>> Begin Provided material

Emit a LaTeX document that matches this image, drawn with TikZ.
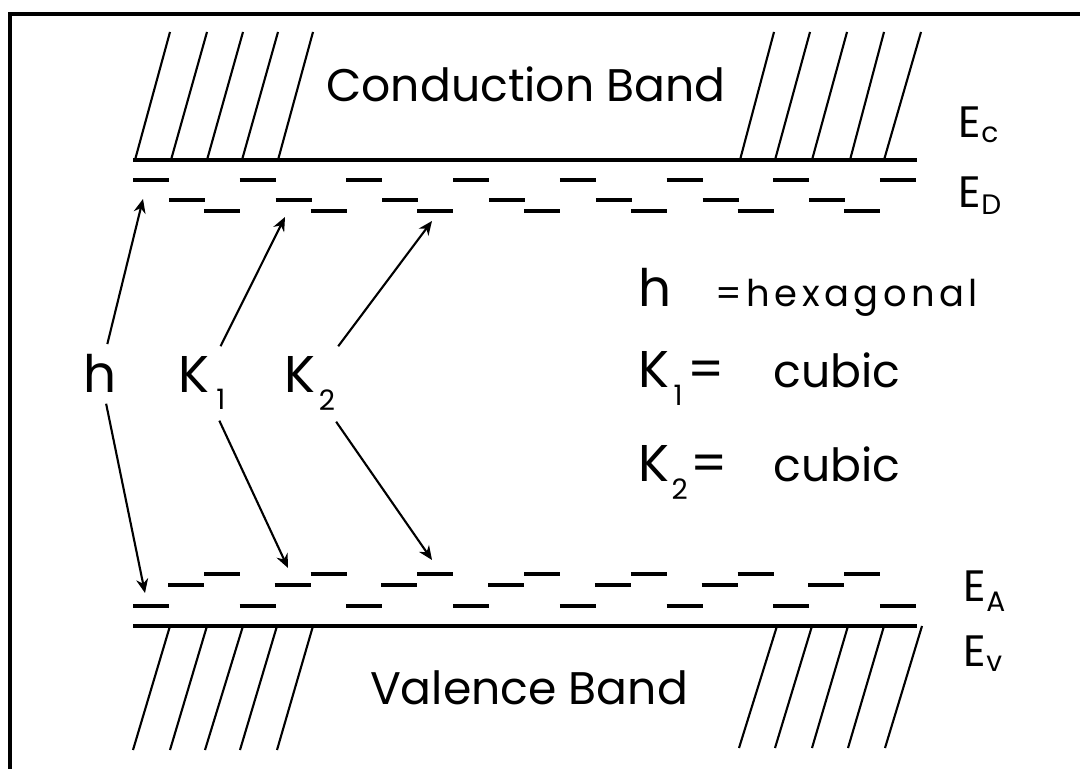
\documentclass[tikz,border=0pt]{standalone}
\usepackage{fontspec}
\setmainfont{Poppins}
\usetikzlibrary{arrows.meta}
\newcommand{\lowsub}[2]{\raisebox{#1}{\fontsize{8}{9}\selectfont #2}}
\tikzset{
  frameline/.style={line width=1.2pt},
  bandline/.style={line width=1.2pt},
  hatchline/.style={line width=0.6pt},
  levelrow/.style={line width=1.1pt, dash pattern=on 0.360cm off 0.707cm},
  arr/.style={line width=0.6pt, -{Stealth[length=1.4mm,width=1.2mm]}},
  sitelab/.style={inner sep=0.1cm, font=\fontsize{14.7}{16}\selectfont},
  keytext/.style={inner sep=0, anchor=base west, font=\fontsize{14.7}{16}\selectfont},
  keysmall/.style={inner sep=0, anchor=base west, font=\fontsize{13}{15}\selectfont},
  bandtext/.style={inner sep=0, anchor=base, font=\fontsize{13}{15}\selectfont},
  elab/.style={inner sep=0, anchor=base west, font=\fontsize{12.5}{14}\selectfont},
}
\begin{document}
\begin{tikzpicture}
\useasboundingbox (0,0) rectangle (10.800,7.690);
\draw[frameline] (0.100,0) -- (0.100,7.550) -- (10.800,7.550);
% band edges
\draw[bandline] (1.330,6.090) -- (9.170,6.090);
\draw[bandline] (1.330,1.430) -- (9.170,1.430);
% conduction band hatching
\draw[hatchline] (1.350,6.090) -- (1.700,7.370);
\draw[hatchline] (1.710,6.090) -- (2.070,7.370);
\draw[hatchline] (2.070,6.090) -- (2.430,7.370);
\draw[hatchline] (2.420,6.090) -- (2.780,7.370);
\draw[hatchline] (2.780,6.090) -- (3.130,7.370);
\draw[hatchline] (7.400,6.090) -- (7.740,7.370);
\draw[hatchline] (7.750,6.090) -- (8.100,7.370);
\draw[hatchline] (8.120,6.090) -- (8.470,7.370);
\draw[hatchline] (8.500,6.090) -- (8.840,7.370);
\draw[hatchline] (8.840,6.090) -- (9.210,7.370);
% valence band hatching
\draw[hatchline] (1.700,1.430) -- (1.330,0.190);
\draw[hatchline] (2.070,1.430) -- (1.700,0.190);
\draw[hatchline] (2.430,1.430) -- (2.050,0.190);
\draw[hatchline] (2.770,1.430) -- (2.400,0.190);
\draw[hatchline] (3.130,1.430) -- (2.770,0.190);
\draw[hatchline] (7.770,1.430) -- (7.390,0.210);
\draw[hatchline] (8.120,1.430) -- (7.750,0.210);
\draw[hatchline] (8.480,1.430) -- (8.120,0.210);
\draw[hatchline] (8.840,1.430) -- (8.480,0.210);
\draw[hatchline] (9.220,1.430) -- (8.850,0.210);
% donor levels
\draw[levelrow] (1.330,5.890) -- (9.170,5.890);
\draw[levelrow] (1.690,5.690) -- (8.450,5.690);
\draw[levelrow] (2.040,5.580) -- (8.810,5.580);
% acceptor levels
\draw[levelrow] (2.040,1.950) -- (8.820,1.950);
\draw[levelrow] (1.680,1.840) -- (8.460,1.840);
\draw[levelrow] (1.330,1.630) -- (9.170,1.630);
% band and level names
\node[bandtext] (cband) at (5.260,6.670) {Conduction Band};
\node[bandtext] (vband) at (5.290,0.640) {Valence Band};
\node[elab] (ec) at (9.580,6.310) {E\lowsub{-0.05cm}{c}};
\node[elab] (ed) at (9.580,5.610) {E\lowsub{-0.07cm}{D}};
\node[elab] (ea) at (9.630,1.670) {E\lowsub{-0.10cm}{A}};
\node[elab] (ev) at (9.630,1.020) {E\lowsub{-0.05cm}{v}};
% lattice sites
\node[sitelab, anchor=base] (hlab) at (1.000,3.760) {h};
\node[sitelab, anchor=base] (kone) at (2.020,3.760) {K\kern0.07cm\lowsub{-0.17cm}{1}};
\node[sitelab, anchor=base] (ktwo) at (3.100,3.760) {K\kern0.03cm\lowsub{-0.18cm}{2}};
\coordinate (hD) at (1.430,5.700);
\coordinate (hA) at (1.450,1.760);
\coordinate (koneD) at (2.850,5.520);
\coordinate (koneA) at (2.880,2.010);
\coordinate (ktwoD) at (4.320,5.480);
\coordinate (ktwoA) at (4.320,2.090);
\draw[arr] (hlab) -- (hD);
\draw[arr] (hlab) -- (hA);
\draw[arr] (kone) -- (koneD);
\draw[arr] (kone) -- (koneA);
\draw[arr] (ktwo) -- (ktwoD);
\draw[arr] (ktwo) -- (ktwoA);
% key
\node[keytext] (keyh) at (6.380,4.620) {h};
\node[keytext, font=\fontsize{10.5}{12}\selectfont\addfontfeature{LetterSpace=12}] (keyhdef) at (7.150,4.620) {=hexagonal};
\node[keytext] (keyone) at (6.380,3.810) {K\kern0.04cm\lowsub{-0.18cm}{1}\kern0.05cm=};
\node[keysmall] (keyonedef) at (7.730,3.810) {cubic};
\node[keytext] (keytwo) at (6.380,2.870) {K\kern0.02cm\lowsub{-0.18cm}{2}\kern0.03cm=};
\node[keysmall] (keytwodef) at (7.730,2.870) {cubic};
\end{tikzpicture}
\end{document}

>> End Provided material

> [Written problem] Quote the material exactly. Pictures stay out.

> [Response]
Emit a LaTeX document that matches this image, drawn with TikZ.
\documentclass[tikz,border=0pt]{standalone}
\usepackage{fontspec}
\setmainfont{Poppins}
\usetikzlibrary{arrows.meta}
\newcommand{\lowsub}[2]{\raisebox{#1}{\fontsize{8}{9}\selectfont #2}}
\tikzset{
  frameline/.style={line width=1.2pt},
  bandline/.style={line width=1.2pt},
  hatchline/.style={line width=0.6pt},
  levelrow/.style={line width=1.1pt, dash pattern=on 0.360cm off 0.707cm},
  arr/.style={line width=0.6pt, -{Stealth[length=1.4mm,width=1.2mm]}},
  sitelab/.style={inner sep=0.1cm, font=\fontsize{14.7}{16}\selectfont},
  keytext/.style={inner sep=0, anchor=base west, font=\fontsize{14.7}{16}\selectfont},
  keysmall/.style={inner sep=0, anchor=base west, font=\fontsize{13}{15}\selectfont},
  bandtext/.style={inner sep=0, anchor=base, font=\fontsize{13}{15}\selectfont},
  elab/.style={inner sep=0, anchor=base west, font=\fontsize{12.5}{14}\selectfont},
}
\begin{document}
\begin{tikzpicture}
\useasboundingbox (0,0) rectangle (10.800,7.690);
\draw[frameline] (0.100,0) -- (0.100,7.550) -- (10.800,7.550);
% band edges
\draw[bandline] (1.330,6.090) -- (9.170,6.090);
\draw[bandline] (1.330,1.430) -- (9.170,1.430);
% conduction band hatching
\draw[hatchline] (1.350,6.090) -- (1.700,7.370);
\draw[hatchline] (1.710,6.090) -- (2.070,7.370);
\draw[hatchline] (2.070,6.090) -- (2.430,7.370);
\draw[hatchline] (2.420,6.090) -- (2.780,7.370);
\draw[hatchline] (2.780,6.090) -- (3.130,7.370);
\draw[hatchline] (7.400,6.090) -- (7.740,7.370);
\draw[hatchline] (7.750,6.090) -- (8.100,7.370);
\draw[hatchline] (8.120,6.090) -- (8.470,7.370);
\draw[hatchline] (8.500,6.090) -- (8.840,7.370);
\draw[hatchline] (8.840,6.090) -- (9.210,7.370);
% valence band hatching
\draw[hatchline] (1.700,1.430) -- (1.330,0.190);
\draw[hatchline] (2.070,1.430) -- (1.700,0.190);
\draw[hatchline] (2.430,1.430) -- (2.050,0.190);
\draw[hatchline] (2.770,1.430) -- (2.400,0.190);
\draw[hatchline] (3.130,1.430) -- (2.770,0.190);
\draw[hatchline] (7.770,1.430) -- (7.390,0.210);
\draw[hatchline] (8.120,1.430) -- (7.750,0.210);
\draw[hatchline] (8.480,1.430) -- (8.120,0.210);
\draw[hatchline] (8.840,1.430) -- (8.480,0.210);
\draw[hatchline] (9.220,1.430) -- (8.850,0.210);
% donor levels
\draw[levelrow] (1.330,5.890) -- (9.170,5.890);
\draw[levelrow] (1.690,5.690) -- (8.450,5.690);
\draw[levelrow] (2.040,5.580) -- (8.810,5.580);
% acceptor levels
\draw[levelrow] (2.040,1.950) -- (8.820,1.950);
\draw[levelrow] (1.680,1.840) -- (8.460,1.840);
\draw[levelrow] (1.330,1.630) -- (9.170,1.630);
% band and level names
\node[bandtext] (cband) at (5.260,6.670) {Conduction Band};
\node[bandtext] (vband) at (5.290,0.640) {Valence Band};
\node[elab] (ec) at (9.580,6.310) {E\lowsub{-0.05cm}{c}};
\node[elab] (ed) at (9.580,5.610) {E\lowsub{-0.07cm}{D}};
\node[elab] (ea) at (9.630,1.670) {E\lowsub{-0.10cm}{A}};
\node[elab] (ev) at (9.630,1.020) {E\lowsub{-0.05cm}{v}};
% lattice sites
\node[sitelab, anchor=base] (hlab) at (1.000,3.760) {h};
\node[sitelab, anchor=base] (kone) at (2.020,3.760) {K\kern0.07cm\lowsub{-0.17cm}{1}};
\node[sitelab, anchor=base] (ktwo) at (3.100,3.760) {K\kern0.03cm\lowsub{-0.18cm}{2}};
\coordinate (hD) at (1.430,5.700);
\coordinate (hA) at (1.450,1.760);
\coordinate (koneD) at (2.850,5.520);
\coordinate (koneA) at (2.880,2.010);
\coordinate (ktwoD) at (4.320,5.480);
\coordinate (ktwoA) at (4.320,2.090);
\draw[arr] (hlab) -- (hD);
\draw[arr] (hlab) -- (hA);
\draw[arr] (kone) -- (koneD);
\draw[arr] (kone) -- (koneA);
\draw[arr] (ktwo) -- (ktwoD);
\draw[arr] (ktwo) -- (ktwoA);
% key
\node[keytext] (keyh) at (6.380,4.620) {h};
\node[keytext, font=\fontsize{10.5}{12}\selectfont\addfontfeature{LetterSpace=12}] (keyhdef) at (7.150,4.620) {=hexagonal};
\node[keytext] (keyone) at (6.380,3.810) {K\kern0.04cm\lowsub{-0.18cm}{1}\kern0.05cm=};
\node[keysmall] (keyonedef) at (7.730,3.810) {cubic};
\node[keytext] (keytwo) at (6.380,2.870) {K\kern0.02cm\lowsub{-0.18cm}{2}\kern0.03cm=};
\node[keysmall] (keytwodef) at (7.730,2.870) {cubic};
\end{tikzpicture}
\end{document}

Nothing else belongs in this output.